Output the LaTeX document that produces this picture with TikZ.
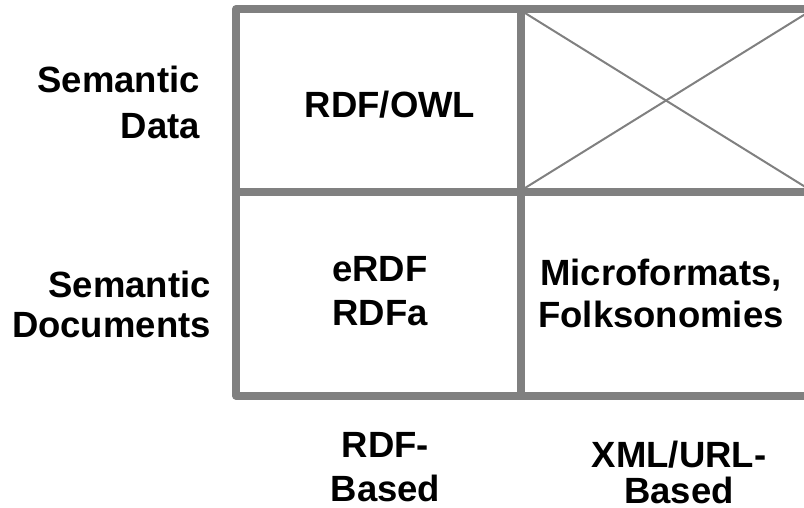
\documentclass[tikz,border=0pt]{standalone}
\usepackage{fontspec}
\setmainfont{Liberation Sans}
\usepackage{tikz}
\definecolor{gridgray}{RGB}{128,128,128}

\begin{document}
\begin{tikzpicture}[x=1pt,y=-1pt,
        label/.style={inner sep=0pt, align=center, font=\fontsize{36.5}{44}\selectfont\bfseries},
        rowlabel/.style={label, align=right, anchor=north east}]
        \useasboundingbox (0,0) rectangle (804,507);
        \clip (0,0) rectangle (804,507);

        % Corners of the grid
        \coordinate (tl) at (236,9);
        \coordinate (br) at (811,395.5);
        \coordinate (midx) at (521,0);
        \coordinate (midy) at (0,192);

        % Crossed-out cell
        \draw[gridgray, line width=2pt] (525,13) -- (807,188);
        \draw[gridgray, line width=2pt] (525,188) -- (807,13);

        % Grid
        \draw[gridgray, line width=8pt, line join=round] (tl) rectangle (br);
        \draw[gridgray, line width=8pt] (midx |- tl) -- (midx |- br);
        \draw[gridgray, line width=8pt] (midy -| tl) -- (midy -| br);

        % Row labels
        \node (semdata) [rowlabel] at (200,66) {Semantic\\[2pt]Data};
        \node (semdocs) [rowlabel] at (211,271) {Semantic\\[-4pt]Documents};

        % Cell contents
        \node (rdfowl) [label, anchor=north] at (390,91) {RDF/OWL};
        \node (erdf) [label, anchor=north] at (380,256) {eRDF\\RDFa};
        \node (micro) [label, anchor=north] at (661,259) {Microformats,\\[-2pt]Folksonomies};

        % Column labels
        \node (rdfbased) [label, anchor=north] at (385.5,432) {RDF-\\Based};
        \node (xmlbased) [label, anchor=north] at (679,441) {XML/URL-\\[-8pt]Based};
    \end{tikzpicture}
\end{document}
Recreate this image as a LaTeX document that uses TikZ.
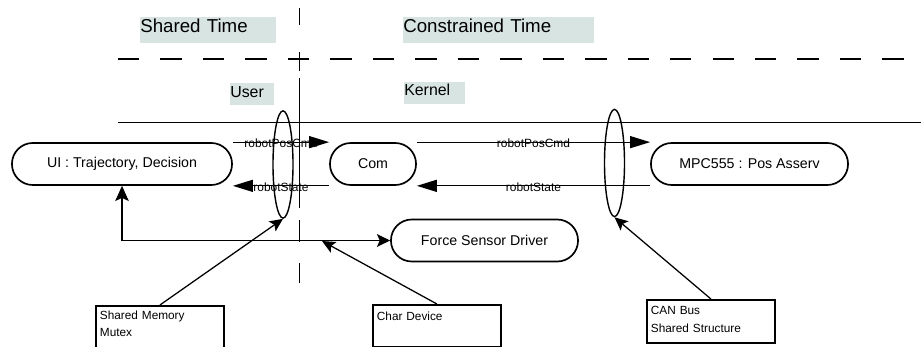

■ ■ ■ ■ ■

* What you are asked to do: Set down every record once more, word for word, without pictures.

* Solution to this exercise:
Output the LaTeX document that produces this picture with TikZ.
\documentclass[tikz,border=0pt]{standalone}
\usepackage{fontspec}
\setmainfont{Liberation Sans}
\usepackage{tikz}
\definecolor{gridgray}{RGB}{128,128,128}

\begin{document}
\begin{tikzpicture}[x=1pt,y=-1pt,
        label/.style={inner sep=0pt, align=center, font=\fontsize{36.5}{44}\selectfont\bfseries},
        rowlabel/.style={label, align=right, anchor=north east}]
        \useasboundingbox (0,0) rectangle (804,507);
        \clip (0,0) rectangle (804,507);

        % Corners of the grid
        \coordinate (tl) at (236,9);
        \coordinate (br) at (811,395.5);
        \coordinate (midx) at (521,0);
        \coordinate (midy) at (0,192);

        % Crossed-out cell
        \draw[gridgray, line width=2pt] (525,13) -- (807,188);
        \draw[gridgray, line width=2pt] (525,188) -- (807,13);

        % Grid
        \draw[gridgray, line width=8pt, line join=round] (tl) rectangle (br);
        \draw[gridgray, line width=8pt] (midx |- tl) -- (midx |- br);
        \draw[gridgray, line width=8pt] (midy -| tl) -- (midy -| br);

        % Row labels
        \node (semdata) [rowlabel] at (200,66) {Semantic\\[2pt]Data};
        \node (semdocs) [rowlabel] at (211,271) {Semantic\\[-4pt]Documents};

        % Cell contents
        \node (rdfowl) [label, anchor=north] at (390,91) {RDF/OWL};
        \node (erdf) [label, anchor=north] at (380,256) {eRDF\\RDFa};
        \node (micro) [label, anchor=north] at (661,259) {Microformats,\\[-2pt]Folksonomies};

        % Column labels
        \node (rdfbased) [label, anchor=north] at (385.5,432) {RDF-\\Based};
        \node (xmlbased) [label, anchor=north] at (679,441) {XML/URL-\\[-8pt]Based};
    \end{tikzpicture}
\end{document}
Recreate this image as a LaTeX document that uses TikZ.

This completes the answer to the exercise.